Ils tenteront de vivre comme avant. Ils renoueront avec les agences d’antan.(pp.153-154)

Vers la fin de l’Epilogue, Jérôme pose une question à Sylvie et ils se rappellent leur passé:

Te souviens-tu? dira Jérôme. Et ils évoqueront le temps passé, les jours sombres, leur jeunesse, leur premières rencontres, les premières enquêtes,

l’arbre dans la cour de la rue de Quatrefages, les amis disparus les repas fraternels.(pp.156-157)

D’un autre côté,le roman Les Choses est formé de deux parties de longueur très inégale, suivies d’un épilogue et la deuxième partie est très courte par rapport à la première partie. C’est pour ça que, la durée des actions est changée selon les chapitres.
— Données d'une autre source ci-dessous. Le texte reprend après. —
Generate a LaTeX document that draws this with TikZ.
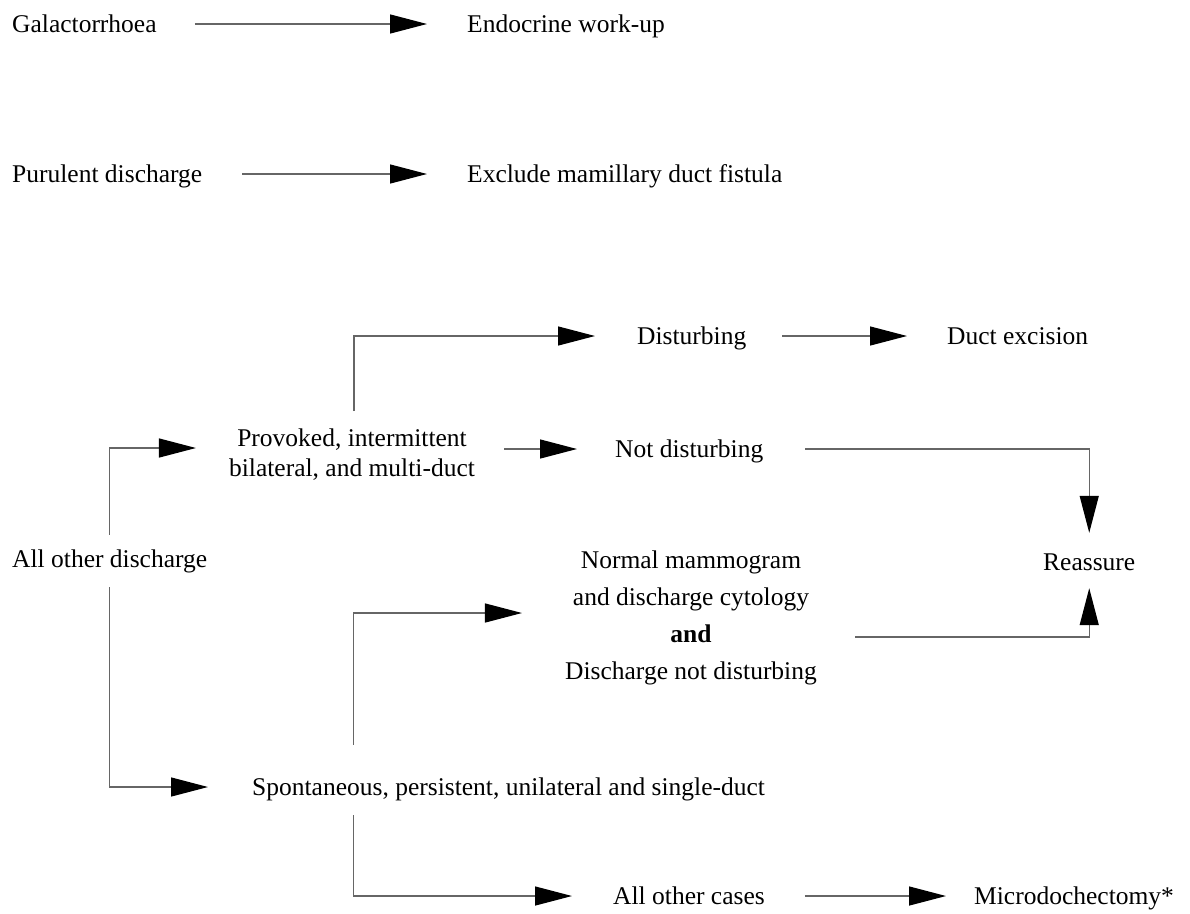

Quant à «la proportion du temps», nous lisons ce roman en 158 pages mais nous apprenons beaucoup de choses sur la vie de nos héros, Jérôme et Sylvie. D’autre part, dans ce roman, certains chapitres sont racontés brièvement alors que les autres sont racontés longuement. Par exemple, Georges Perec raconte la maison de rêves de Jérôme et de Sylvie et l’appartement réel différemment. Le premier ne prend que 8 pages tandis que l’autre est raconté seulement en 3 pages. Deplus, nos héros parlent de leurs rêves pendant le roman page par page mais il s’agit de la guerre d’Algérie seulement en quelques pages.

De la même manière, quand ils décident d’aller à Sfax en Tunisie, ils se préparent en 15 jours et nous ne lisons que cet événement en une seule page. En plus, ils y vivent pendant 8 mois mais Perec nous relate leur vie à Sfax en quelques pages.